Enfin, Audrey Lebas, chercheuse au Smart City Institute de l’ULiège, vient clôturer ce dense apport académique et se penche sur la collaboration public-privé dans le développement numérique des villes. Peut-être la thématique la plus abstraite pour certain·es dans l’audience. Ce qui ressort, c’est que d’un point de vue gouvernance, pour qu’un territoire intelligent soit effectif, il doit se penser à travers la collaboration de quatre parties prenantes : les autorités publiques, le secteur privé, le monde de la recherche et la société civile. Ce n’est pas la fonction première du secteur public de développer de l’innovation. “Au plus on va provoquer la participation du secteur privé, au plus le degré d’innovation va être important, et au plus le transfert de risque va s’opérer du public vers le privé”, appuie Audrey Lebas.

© Thomas Daems

La seconde partie de la conférence est marquée par un débat politique modérément endiablé pour discuter des enjeux liés à la politique numérique au sein de nos territoires, réunissant sur leur chaise haute les représentants des partis démocratiques wallons : Maxime Prévot (Député Fédéral et Bourgmestre de Namur, Les Engagés), Mathieu Michel (Secrétaire d’État à la Digitalisation, MR), Jules Eerdekens (Sénateur coopté, PS), Octave Daube (Vice-président de Comac, mouvement étudiant du PTB), Rodrigue Demeuse (Sénateur, Député wallon et de la Communauté française, Ecolo) et Julien Lemoine (Conseiller Communal, DéFI).

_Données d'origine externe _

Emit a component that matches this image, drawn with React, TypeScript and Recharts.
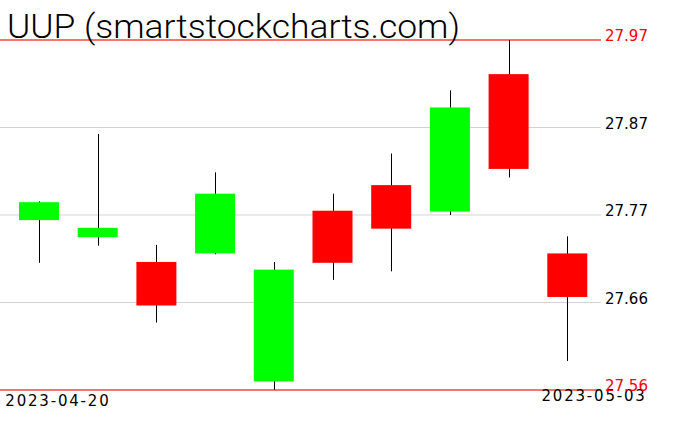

Quatre questions qui retraversent les enjeux abordés précédemment, trois minutes par tête pour répondre, l’une ou l’autre minute accordée par la modératrice pour répondre à un homologue. Une réunion politique testostéronée d’ailleurs, symptomatique du manque de représentation féminine et du biais de genre dans le numérique. Interrogés notamment sur des mesures concrètes, l’ensemble des formations politiques souhaite maintenir une alternative physique, comme des guichets ou une ligne de téléphone directe dans l’administration publique. Le sujet de l’éducation au numérique et le développement de logiciels libres vient aussi rythmer plusieurs interventions sur l’inclusivité du numérique, tout comme celui de l’obsolescence programmée ou de la recherche en matière de low tech pour tendre vers un numérique plus durable.

Si plusieurs hommes politiques ne sont pas de fervents défenseurs de la décroissance, encore moins de son application dans le champ du numérique, une des pistes brièvement évoquées durant ce grand tour de table mérite néanmoins un arrêt attentif : la sobriété numérique. Selon The Shift Project, un think-tank français, elle consiste à passer d’un numérique automatique, instinctif, voire compulsif, à un numérique réfléchi et piloté. La transition numérique n’aura l’effet d’une révolution que si elle intègre les enjeux du développement durable. Le numérique a éperdument besoin de limites et doit être développé pour répondre à des besoins, ce qui se révèle être un véritable choix de société, et donc, un choix politique.